The distance Obanai tried to build collapses in that quiet room.
He asks why Sanemi keeps coming back.
Why he would throw away an ordinary future.
Why he would choose the underworld, scars, blood, and danger.
Sanemi’s answer is simple.
Obanai understands then that this is not a passing obsession.
Not a childish fantasy.
Not a desire that will burn out once denied.
It is foolish.
It is stubborn.
It is terrifyingly sincere.
So Obanai finally gives him the words he had withheld.
“Come back, Shinazugawa.”
That single sentence changes everything.
It is not a confession in a soft language.
It is permission.
It is acceptance.
It is a door opening back into hell.
And Sanemi chooses to enter.
In a later spin-off, Obanai receives a call from China.
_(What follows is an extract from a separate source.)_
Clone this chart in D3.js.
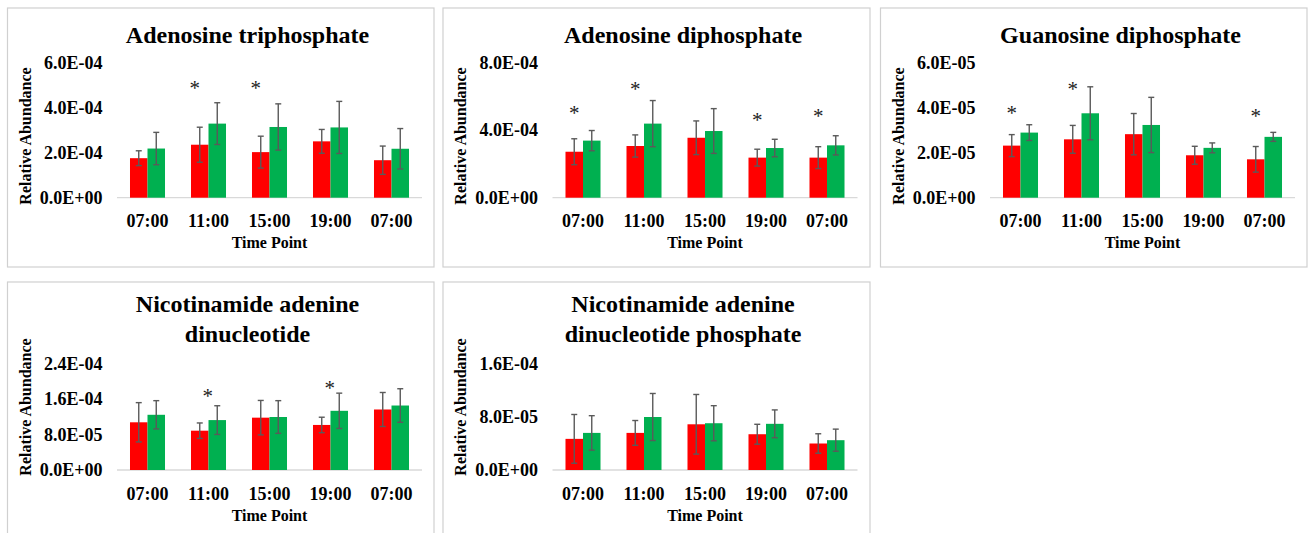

He has been summoned by the Don.
He tries to refuse by using Kaburamaru as an excuse, saying that his serpent cannot board a plane.
The Don answers by sending a private jet.
Obanai asks Sanemi if he will come with him.
Not because he is afraid.
Because he knows he has not yet earned the position to stand beside Obanai in front of the Don.
He does not want to go as a servant.
He wants to go one day as Obanai’s recognized partner.
That restraint is important.
Sanemi’s love has changed.
At first, he wanted Obanai.
Then he wanted to protect him.
Now, he wants to become someone worthy of standing beside him.
Before Obanai leaves for China, he entrusts the organization to Sanemi and Tengen.
It is not a romantic speech.
But for Obanai, trust is often more intimate than tenderness.
Before separation, Sanemi admits that he will be lonely.
Obanai laughs, because almost no one in the world would dare say such a thing to him.
But he does not reject it.
Instead, he lets Sanemi come closer.
The original scene becomes intimate after this point, so I will not quote it in full here.
What matters is the meaning behind it.
Obanai is leaving for a city he can survive, but does not love.
A city of business, bloodline, power, old debts, and family chains.
Sanemi cannot go with him yet.
So he leaves a mark behind.
Even in that distant city,
even under the Don’s eyes,
even in the world where you must wear the crown again,
you are not entirely alone.
By the end of the story, several seasons have passed.
Sanemi finally gains the position he once longed for.
Not behind him as a stray dog.
Not below him as a subordinate.
Not outside the door as someone discarded.
Obanai turns back with the same dangerous, beautiful smile he had when they first met.
Wherever Obanai goes, Sanemi will follow.
Not because he was ordered to.
The destination may be hell.
But if it is beside Obanai, then Sanemi will walk there willingly.
Lemon-san’s story showed me something very important.
The photos I took in China were not only images of a costume.
They became a door into another life.
A man standing in neon light.
A king who learned to survive by turning beauty into a weapon.
A boy who became strong enough to walk beside him.
A city that feels both real and unreal.
That is what I wanted SerpentNoir to become.
Not only a visual concept.
Thank you, Lemon-san, for giving words to the night behind these photos.